Ordinary CPA vs Trusted Advisor: What’s the Difference?


Filed under: The Advisor's Blog


shake-handsIn his original article published in the Rochester Business Journal (January, 2008), Thomas Bonadio recalls his early days in his career as a CPA. Describing his limited duties, Bonadio says, “We conducted audits and other types of financial reviews. We prepared taxes. And we were bookkeepers”.

Times have changed, however, and the career of a CPA who transitions into a Trusted Advisor is now much more personally rewarding. Today it is recognized that businesses and organizations view their Trusted Advisors as not simply bookkeepers or tax experts, but as vital members of the team.

But what is the difference?

In a nutshell, a Trusted Advisor is expected to help their firm reach three goals: asset growth, asset protection, and compliance. These goals cannot be reached without a fully integrated team, in which the CPA steps out from behind his desk to develop strong relationship and resources that serve the best interests of the business.

To assist in asset growth, the Trusted Advisor is well versed in not only the financial aspects of running a business, but the personal aspects as well. This is a person who has grown beyond their knowledge of tax codes and investment strategies, and is able to counsel clients and even arbitrate disputes.

Protecting assets requires strategic thinking, and access to a variety of resources which assist in sound decision making. Such resources include staying in touch with legislative changes, changes within the industry, and new regulations and procedures. The Trusted Advisor also develops the resources to help their organization through transitory periods, such as estate planning or transfers of business assets.

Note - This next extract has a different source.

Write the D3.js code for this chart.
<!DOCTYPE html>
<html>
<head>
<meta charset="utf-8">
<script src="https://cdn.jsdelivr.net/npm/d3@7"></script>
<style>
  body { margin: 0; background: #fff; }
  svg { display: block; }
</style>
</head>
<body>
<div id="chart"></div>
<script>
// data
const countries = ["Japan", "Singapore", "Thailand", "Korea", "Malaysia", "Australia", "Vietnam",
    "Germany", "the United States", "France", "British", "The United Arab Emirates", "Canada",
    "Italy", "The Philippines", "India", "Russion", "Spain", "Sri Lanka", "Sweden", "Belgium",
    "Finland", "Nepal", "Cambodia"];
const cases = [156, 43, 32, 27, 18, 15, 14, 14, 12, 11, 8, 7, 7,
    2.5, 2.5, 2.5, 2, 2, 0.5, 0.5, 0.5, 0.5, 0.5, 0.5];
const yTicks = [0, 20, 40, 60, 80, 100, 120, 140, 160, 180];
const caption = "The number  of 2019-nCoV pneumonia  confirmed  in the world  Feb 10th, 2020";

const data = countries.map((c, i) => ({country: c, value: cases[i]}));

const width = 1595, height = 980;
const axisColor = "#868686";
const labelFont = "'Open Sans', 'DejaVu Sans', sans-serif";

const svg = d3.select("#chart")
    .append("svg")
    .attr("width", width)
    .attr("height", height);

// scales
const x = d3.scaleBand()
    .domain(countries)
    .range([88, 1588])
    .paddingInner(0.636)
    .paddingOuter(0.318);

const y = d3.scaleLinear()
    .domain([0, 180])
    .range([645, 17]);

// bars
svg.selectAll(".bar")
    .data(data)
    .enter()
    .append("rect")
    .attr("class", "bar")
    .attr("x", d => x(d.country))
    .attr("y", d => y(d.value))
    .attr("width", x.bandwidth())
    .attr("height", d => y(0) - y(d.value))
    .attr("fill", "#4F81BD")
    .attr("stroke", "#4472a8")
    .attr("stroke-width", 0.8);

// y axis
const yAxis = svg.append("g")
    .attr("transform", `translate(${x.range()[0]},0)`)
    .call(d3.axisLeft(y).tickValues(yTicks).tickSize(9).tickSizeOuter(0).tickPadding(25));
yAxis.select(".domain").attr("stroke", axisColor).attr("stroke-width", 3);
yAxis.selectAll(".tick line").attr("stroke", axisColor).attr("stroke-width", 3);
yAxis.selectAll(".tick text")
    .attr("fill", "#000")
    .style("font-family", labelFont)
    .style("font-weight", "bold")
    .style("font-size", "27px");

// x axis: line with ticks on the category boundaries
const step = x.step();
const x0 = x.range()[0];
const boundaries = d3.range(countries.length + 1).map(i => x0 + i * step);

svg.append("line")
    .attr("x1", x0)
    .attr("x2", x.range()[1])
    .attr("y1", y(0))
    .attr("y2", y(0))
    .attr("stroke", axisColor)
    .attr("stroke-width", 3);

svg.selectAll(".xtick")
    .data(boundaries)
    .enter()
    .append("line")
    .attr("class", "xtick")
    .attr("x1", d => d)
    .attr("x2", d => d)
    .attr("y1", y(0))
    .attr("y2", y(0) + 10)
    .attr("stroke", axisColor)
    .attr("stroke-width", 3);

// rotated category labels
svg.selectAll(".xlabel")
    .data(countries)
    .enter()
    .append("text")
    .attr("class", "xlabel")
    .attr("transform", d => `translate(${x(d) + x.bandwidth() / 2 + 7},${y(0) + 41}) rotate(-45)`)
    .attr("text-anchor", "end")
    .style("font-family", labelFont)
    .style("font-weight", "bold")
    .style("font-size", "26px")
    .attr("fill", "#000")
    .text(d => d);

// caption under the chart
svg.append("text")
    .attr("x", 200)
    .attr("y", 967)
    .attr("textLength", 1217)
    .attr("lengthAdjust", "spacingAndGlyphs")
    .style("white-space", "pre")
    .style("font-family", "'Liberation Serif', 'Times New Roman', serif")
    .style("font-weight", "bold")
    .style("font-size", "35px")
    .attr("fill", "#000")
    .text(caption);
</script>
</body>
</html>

When it comes to compliance, the Trusted Advisor doesn’t simply offer tax advice. He can be counted upon to think creatively and counsel his team on ways to minimize the tax burden, without compromising integrity or compliance.

When a CPA transitions in this way to a Trusted Advisor, it is easy to see why businesses and other organizations count them as an indispensable asset to the entire team. Becoming a vital asset in this way benefits the organization, and ensures job security and success for the Trusted Advisor.